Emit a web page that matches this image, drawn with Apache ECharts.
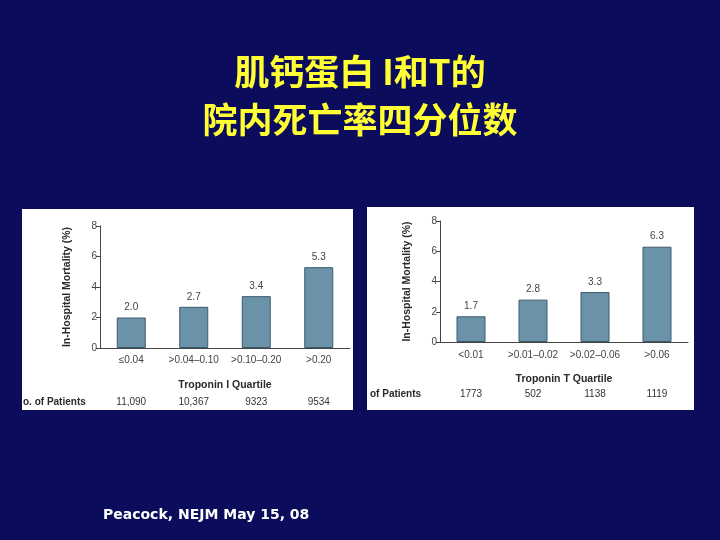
<!DOCTYPE html>
<html>
<head>
<meta charset="utf-8">
<script src="https://cdn.jsdelivr.net/npm/echarts@6/dist/echarts.min.js"></script>
<style>html,body{margin:0;padding:0;background:#0c0c5c;}#c{width:720px;height:540px;}</style>
</head>
<body>
<div id="c"></div>
<script>
const titleText = '肌钙蛋白 I和T的\n院内死亡率四分位数';
const footer = 'Peacock, NEJM May 15, 08';
const yName = 'In-Hospital Mortality (%)';
const catI = ['≤0.04', '>0.04–0.10', '>0.10–0.20', '>0.20'];
const valI = [2.0, 2.7, 3.4, 5.3];
const patientsI = ['11,090', '10,367', '9323', '9534'];
const nameI = 'Troponin I Quartile';
const rowLabelI = 'o. of Patients';
const catT = ['<0.01', '>0.01–0.02', '>0.02–0.06', '>0.06'];
const valT = [1.7, 2.8, 3.3, 6.3];
const patientsT = ['1773', '502', '1138', '1119'];
const nameT = 'Troponin T Quartile';
const rowLabelT = 'of Patients';

const FONT = 'Liberation Sans';
const chart = echarts.init(document.getElementById('c'));

function yAxisFor(gi) {
  return {
    type: 'value', gridIndex: gi, min: 0, max: 8, interval: 2,
    name: yName, nameLocation: 'middle', nameGap: 27, nameRotate: 90,
    nameTextStyle: { fontFamily: FONT, fontSize: 10.5, fontWeight: 'bold', color: '#2a2a2a' },
    axisLine: { show: true, lineStyle: { color: '#444', width: 1 } },
    axisTick: { show: true, length: 4, lineStyle: { color: '#444' } },
    axisLabel: { fontFamily: FONT, fontSize: 10, color: '#444', margin: 3 },
    splitLine: { show: false }
  };
}
function xAxisFor(gi, cats, name, margin) {
  return {
    type: 'category', gridIndex: gi, data: cats,
    name: name, nameLocation: 'middle', nameGap: 32,
    nameTextStyle: { fontFamily: FONT, fontSize: 10.5, fontWeight: 'bold', color: '#2a2a2a' },
    axisLine: { show: true, lineStyle: { color: '#444', width: 1 } },
    axisTick: { show: false },
    axisLabel: { fontFamily: FONT, fontSize: 10, color: '#444', margin: margin, interval: 0 }
  };
}
function countAxisFor(gi, counts, offset) {
  return {
    type: 'category', gridIndex: gi, data: counts, position: 'bottom', offset: offset,
    axisLine: { show: false }, axisTick: { show: false },
    axisLabel: { fontFamily: FONT, fontSize: 10, color: '#333', margin: 8, interval: 0 }
  };
}
function barSeries(xi, yi, vals) {
  return {
    type: 'bar', xAxisIndex: xi, yAxisIndex: yi, data: vals, barWidth: 29,
    itemStyle: { color: '#6a93a9', borderColor: '#3d5a6a', borderWidth: 1 },
    label: { show: true, position: 'top', distance: 5, fontFamily: FONT, fontSize: 10, color: '#444',
      formatter: p => p.value.toFixed(1) }
  };
}

chart.setOption({
  backgroundColor: '#0c0c5c',
  animation: false,
  graphic: { elements: [
    { type: 'text', x: 360, y: 48, style: { text: titleText, font: 'bold 35px "Noto Sans CJK SC"', fill: '#ffff33',
      align: 'center', verticalAlign: 'top', lineHeight: 48 } },
    { type: 'rect', z: -10, shape: { x: 22, y: 209, width: 331, height: 201 }, style: { fill: '#ffffff' } },
    { type: 'rect', z: -10, shape: { x: 367, y: 207, width: 327, height: 203 }, style: { fill: '#ffffff' } },
    { type: 'text', x: 23, y: 402, style: { text: rowLabelI, font: 'bold 10px "Liberation Sans"', fill: '#2a2a2a', verticalAlign: 'middle' } },
    { type: 'text', x: 370, y: 394, style: { text: rowLabelT, font: 'bold 10px "Liberation Sans"', fill: '#2a2a2a', verticalAlign: 'middle' } },
    { type: 'text', x: 103, y: 515, style: { text: footer, font: 'bold 14px "DejaVu Sans"', fill: '#ffffff', verticalAlign: 'middle' } }
  ]},
  grid: [
    { left: 100, top: 226, width: 250, height: 122 },
    { left: 440, top: 221, width: 248, height: 121 }
  ],
  xAxis: [
    xAxisFor(0, catI, nameI, 7),
    xAxisFor(1, catT, nameT, 8),
    countAxisFor(0, patientsI, 41),
    countAxisFor(1, patientsT, 39)
  ],
  yAxis: [ yAxisFor(0), yAxisFor(1) ],
  series: [ barSeries(0, 0, valI), barSeries(1, 1, valT) ]
});
</script>
</body>
</html>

Given task =>
Repeat only what lies between the start of the data and the end of the line containing "const chart = echarts.init(document.getElementById('c'));", exactly, with pictures left out.

Answer to the task =>
Emit a web page that matches this image, drawn with Apache ECharts.
<!DOCTYPE html>
<html>
<head>
<meta charset="utf-8">
<script src="https://cdn.jsdelivr.net/npm/echarts@6/dist/echarts.min.js"></script>
<style>html,body{margin:0;padding:0;background:#0c0c5c;}#c{width:720px;height:540px;}</style>
</head>
<body>
<div id="c"></div>
<script>
const titleText = '肌钙蛋白 I和T的\n院内死亡率四分位数';
const footer = 'Peacock, NEJM May 15, 08';
const yName = 'In-Hospital Mortality (%)';
const catI = ['≤0.04', '>0.04–0.10', '>0.10–0.20', '>0.20'];
const valI = [2.0, 2.7, 3.4, 5.3];
const patientsI = ['11,090', '10,367', '9323', '9534'];
const nameI = 'Troponin I Quartile';
const rowLabelI = 'o. of Patients';
const catT = ['<0.01', '>0.01–0.02', '>0.02–0.06', '>0.06'];
const valT = [1.7, 2.8, 3.3, 6.3];
const patientsT = ['1773', '502', '1138', '1119'];
const nameT = 'Troponin T Quartile';
const rowLabelT = 'of Patients';

const FONT = 'Liberation Sans';
const chart = echarts.init(document.getElementById('c'));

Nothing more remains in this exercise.